Yesterday Dave Bing was sworn in as the 62nd mayor of Detroit (here's the list of Detroit Mayors). Wikipedia's page on Dave Bing notes that he was a seven-time All-Star for the Detroit Pistons from 1966 to 1975. He was rookie of the year, is in the Basketball Hall of Fame, his number 21 was retired by the Detroit Pistons and in 1996 he was named as one of the NBA's 50 Greatest Players of all time.
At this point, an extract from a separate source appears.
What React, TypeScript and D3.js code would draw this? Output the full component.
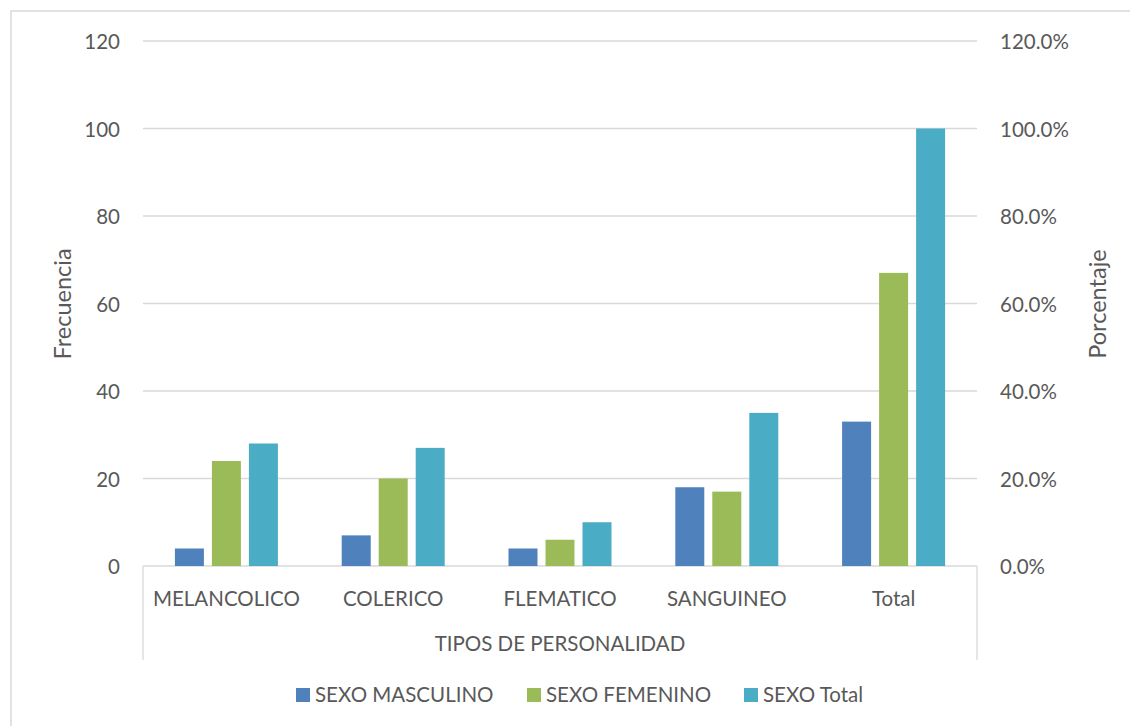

In 1980 Bing founded Bing Steel which eventually became the Bing Group, a supplier of materials and parts to the automotive, appliance and furniture industries. The Bing Group company history on Funding Universe presents a side of Dave Bing that few might know:
During the off-season, Bing worked for National Bank of Detroit, where he moved from teller to branch manager over a seven-year span, and then later participated in the Chrysler dealership training program. These jobs helped him learn the respective trades as well as supplementing the relatively modest wages he earned from basketball in the pre-free agent era.
In 1978, after Bing had finished out his playing career with short stints as a Washington Bullet and Boston Celtic, he began to look for a new job back in Detroit. Rejecting the familiar but no longer inspiring fields of banking and auto sales, he examined an offer from Pistons owner Bill Davidson to work as a public relations representative for Paragon Steel, a company Davidson co-owned. The steel business intrigued Bing, and he convinced Davidson to let him train at Paragon to learn every aspect of it. After working for two years in a wide variety of different departments, he left with plans to found his own company.
...began his first full day as mayor Tuesday addressing immediate crises and ongoing ones, wooing General Motors Corp. to stay in the Renaissance Center and laying groundwork to revive talks to expand Cobo Center.
Bing said he'd spoken with "one of the top execs" of the company to sell them on Detroit. The mayor did not identify that executive, but on Monday he described GM CEO Fritz Henderson as a "friend." .
"The response has been, 'We are in Detroit,' " Bing said of his conversation with GM. "What I can say from a leadership standpoint is that Detroit will do everything in its power to make sure they're competitive so that whatever decisions that will be made by any business, we can retain.